The Washington Free Beacon’s Andrew Kugle released Friday morning the site’s latest indispensable SUPERcut. This time, the topic centered around the not surprising but nonetheless horribly biased double standard between when House Speaker Nancy Pelosi wagged a finger toward President Donald Trump versus when then-Governor Jan Brewer (R-AZ) did so to Barack Obama in January 2012.
“Waving your finger at the president of the United States is disrespectful only if the president is a Democrat, according to members of the media,” Kugle began, stating the obvious fact.
He noting that “Pelosi received positive coverage when she and other Democratic leaders stormed out of a meeting with President Donald Trump” and even more so after Trump tweeted a still photo of her standing and pointing a finger toward Trump.
In the video, Pelosi soundbites included Morning Joe’s Mika Brzezinski calling it an “iconic photo” of Pelosi standing “among a room full of men” while CNN’s Dana Dash swooned that everyone “look at that photo of one woman standing up” and “giving it to the President of the United States.”
But when it came to Brewer, there were no proclamations but denunciations ranging from anger to dismay to even cries of racism.
Kugle’s video noted that it was condemned by Jonathan Capehart as “incredibly disrespectful” and “off-putting,” to the office of the President, by CNN’s Don Lemon as something that you don’t do to people you disagree with, and by both then-MSNBC hosts Tamron Hall and Alex Wagner as an “infamous” display.
And there was this quote Kugle included from then-CNNer Jack Cafferty: “All that many saw in that famous photograph was a white woman wagging her finger at the first black President.”
An examination of the vast NewsBusters archives finds a plethora of other incredible examples from 2012.
On January 28, 2012, The Ed Show featured on-screen a viewer tweet that said: “Next time Jan Brewer sticks her finger in President's face, the Secret Service should break it & drop her.”
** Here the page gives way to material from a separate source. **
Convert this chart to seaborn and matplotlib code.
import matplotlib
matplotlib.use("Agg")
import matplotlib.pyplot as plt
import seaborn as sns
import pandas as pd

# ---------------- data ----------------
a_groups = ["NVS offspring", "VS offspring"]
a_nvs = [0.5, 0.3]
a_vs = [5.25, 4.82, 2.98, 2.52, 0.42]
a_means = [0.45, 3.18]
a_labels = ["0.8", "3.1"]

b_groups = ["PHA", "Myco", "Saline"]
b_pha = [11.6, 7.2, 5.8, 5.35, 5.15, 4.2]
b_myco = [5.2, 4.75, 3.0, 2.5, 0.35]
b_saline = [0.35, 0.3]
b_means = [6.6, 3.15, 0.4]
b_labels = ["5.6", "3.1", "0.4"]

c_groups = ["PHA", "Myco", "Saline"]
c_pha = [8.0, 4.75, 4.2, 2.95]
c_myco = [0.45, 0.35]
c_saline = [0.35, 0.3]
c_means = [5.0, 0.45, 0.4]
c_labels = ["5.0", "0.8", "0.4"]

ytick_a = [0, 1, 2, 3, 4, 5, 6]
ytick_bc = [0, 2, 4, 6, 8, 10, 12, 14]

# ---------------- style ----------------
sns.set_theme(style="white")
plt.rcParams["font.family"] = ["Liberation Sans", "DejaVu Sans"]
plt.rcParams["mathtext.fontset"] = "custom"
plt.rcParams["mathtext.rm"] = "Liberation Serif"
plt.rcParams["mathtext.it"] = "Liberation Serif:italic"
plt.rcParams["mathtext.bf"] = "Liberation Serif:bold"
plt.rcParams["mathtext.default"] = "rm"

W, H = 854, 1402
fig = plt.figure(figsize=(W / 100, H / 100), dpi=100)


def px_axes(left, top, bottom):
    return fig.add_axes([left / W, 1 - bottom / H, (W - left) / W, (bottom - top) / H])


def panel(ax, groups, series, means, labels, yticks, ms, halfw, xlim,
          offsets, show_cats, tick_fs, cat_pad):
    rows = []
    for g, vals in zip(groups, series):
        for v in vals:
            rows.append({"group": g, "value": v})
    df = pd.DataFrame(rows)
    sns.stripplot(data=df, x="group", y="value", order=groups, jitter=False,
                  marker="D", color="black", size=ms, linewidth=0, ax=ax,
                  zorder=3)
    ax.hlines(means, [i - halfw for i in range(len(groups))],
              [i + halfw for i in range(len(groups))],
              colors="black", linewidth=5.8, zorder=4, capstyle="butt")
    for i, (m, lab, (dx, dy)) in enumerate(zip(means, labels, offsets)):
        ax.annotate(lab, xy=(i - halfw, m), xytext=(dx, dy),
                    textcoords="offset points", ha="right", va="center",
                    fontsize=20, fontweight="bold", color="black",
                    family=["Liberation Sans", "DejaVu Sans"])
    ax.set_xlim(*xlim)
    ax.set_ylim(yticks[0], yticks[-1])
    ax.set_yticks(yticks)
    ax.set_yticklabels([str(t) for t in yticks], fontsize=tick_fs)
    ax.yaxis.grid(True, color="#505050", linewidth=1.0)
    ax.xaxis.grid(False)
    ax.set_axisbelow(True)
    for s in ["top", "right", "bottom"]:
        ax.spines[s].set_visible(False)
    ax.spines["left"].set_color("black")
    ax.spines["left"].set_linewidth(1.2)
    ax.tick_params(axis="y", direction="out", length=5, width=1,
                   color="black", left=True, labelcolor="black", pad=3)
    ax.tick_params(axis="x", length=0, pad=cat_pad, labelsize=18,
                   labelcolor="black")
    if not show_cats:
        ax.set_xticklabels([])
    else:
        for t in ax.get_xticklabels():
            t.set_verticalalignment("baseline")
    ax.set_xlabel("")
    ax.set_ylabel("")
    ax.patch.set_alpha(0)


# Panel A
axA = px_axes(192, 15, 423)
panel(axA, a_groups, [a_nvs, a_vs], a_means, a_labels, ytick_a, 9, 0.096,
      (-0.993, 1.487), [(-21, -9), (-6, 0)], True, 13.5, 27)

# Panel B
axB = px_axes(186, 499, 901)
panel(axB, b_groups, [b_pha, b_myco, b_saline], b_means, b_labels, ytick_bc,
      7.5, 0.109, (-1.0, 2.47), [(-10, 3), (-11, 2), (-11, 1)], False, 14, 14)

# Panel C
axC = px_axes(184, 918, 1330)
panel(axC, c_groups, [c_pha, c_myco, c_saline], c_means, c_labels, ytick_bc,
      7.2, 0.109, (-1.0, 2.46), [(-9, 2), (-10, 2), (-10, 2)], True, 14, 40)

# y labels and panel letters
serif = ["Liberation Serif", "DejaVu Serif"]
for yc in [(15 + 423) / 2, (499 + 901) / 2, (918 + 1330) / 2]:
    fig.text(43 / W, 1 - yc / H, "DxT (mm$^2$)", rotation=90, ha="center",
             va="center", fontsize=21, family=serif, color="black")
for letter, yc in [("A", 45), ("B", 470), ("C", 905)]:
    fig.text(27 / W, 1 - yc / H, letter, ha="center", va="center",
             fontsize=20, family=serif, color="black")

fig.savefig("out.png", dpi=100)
Now-ratings-deprived CBS Evening News anchor Norah O’Donnell boasted at that “it’s Brewer's finger that has tongues wagging” while colleague Bob Schieffer lashed out at the hubbub as “just another sign of the growing incivility and really vulgarity of our modern American politics.”
He added that it’s another example of “the coarseness of our culture in this age of social media” demonstrating a “public rudeness” when Americans are “better...than this little incident.”
And over on MSNBC, Melissa Harris-Perry was a guest on the January 26, 2012 Last Word with Lawrence O’Donnell when she offered this comparison to Brewer’s confrontation (click “expand”):
The fact is, when I see that still, I cannot help but to be reminded of the still photograph that was captured in 1957 in Little Rock, Arkansas, of the young woman Hazel screaming at a young Elizabeth Eckford on her way trying to get into Little Rock High School, Central High School in Little Rock, Arkansas. And the reason I bring up that image is because what we’ve come to know about Hazel in the years later is that as a young woman, Hazel, the young woman who was screaming at Elizabeth Eckford, was not herself sort of particularly, you know, full of racial animus or anything like that. But she was, she was caught up in this moment of racial anxiety, of making this point against these people who were coming in and trying to force their way into the school, and she sort of enjoyed the show or being able to yell at Elizabeth Eckford in this moment. But that image captured all of the ugliness, all of the nastiness of the larger political milieu, and I feel that this picture does as well.
But perhaps most ironically was that such finger-pointing was done to Obama predecessor George W. Bush. Back in 2006, Brian Williams interviewed Bush and grew annoyed himself so he pointed his left index and almost jabbed Bush in the chest.
So to say that this was something new, earth-shattering, and worthy of saying things like, “slay queen” would be quite simply dishonest. For the liberal media, they only demand respect for presidents they like while applauding and encouraging scorn for presidents they hate.